Parzania: Death of humanity in Mahatma’s land

Film on Gujarat riots gets green signal; to be released this Friday

Almost five years after Gujarat riots of February 2002, a gutsy English-language feature film that looks at the communal carnage through the eyes of a real-life Parsi couple whose only son went missing during the conflagration, is ready for release after a protracted battle with the censors and apathetic distributors.

Parzania, produced and directed by Rahul Dholakia, has done the rounds of film festivals over the past two years, but could not find takers until the director and the film’s co-producer, KB Sareen, floated their own distribution company to release the film in Mumbai, Kerala and Gujarat. PVR Pictures is distributing Parzania in Delhi, Nizam and the Central Provinces. The film is due to hit the screen on January 26.

Says Dholakia: “The film is based on a true incident, as my friend Dara Mody’s son went missing that day. Just days before, we were flying kites in Ahmedabad. Azhar loved flying kites. Dara has been looking for his son ever since.”

“My reason to do the film is moral and social,” says Dholakia. “I feel responsible for what happened that day. All of us need to share responsibility.”

The director, who spoke to the press along with lead actors of the film, Sarika and Naseeruddin Shah, however has chosen to create fictional characters, seeking to portray that any average person could go through due to the atmosphere of hate. “If this could happen to someone from the most peace-loving of communities, we are all vulnerable,” he says.

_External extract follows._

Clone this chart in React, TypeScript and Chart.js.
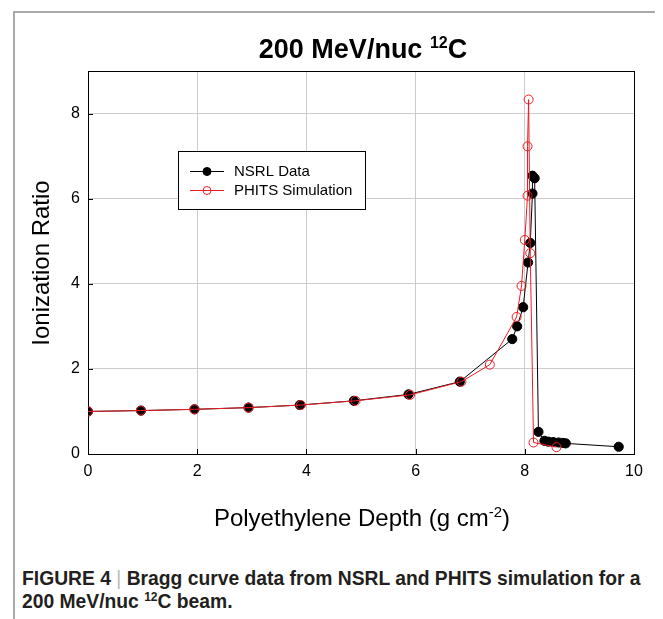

The film is being released with ‘minor’ audio cuts imposed by the censors, assures the director, though he adds that the film had also gone to a 14-member revising committee, which cleared the film with an ‘Adult’ certification.

Dholakia and his cast downplayed the controversial elements of the film, choosing instead to focus on the ‘defeat hate, celebrate unity’ theme. However, those who have seen the film vouch that Parzania is a politically charged film, and apprehend an uneasy ride at the box office.

Interestingly, the film, which tells the story of a projectionist Cyrus, his wife Shernaz, son Parzaan and daughter Dilshad, is seen through the eyes of Allan (Corin Nemec), an American visiting Ahmedabad to research on Gandhi while fighting his own demons.

Dholakia also plans to release the film in the US and UK, “once has recovered some money.” The film drained me “physically, financially and emotionally,” he says.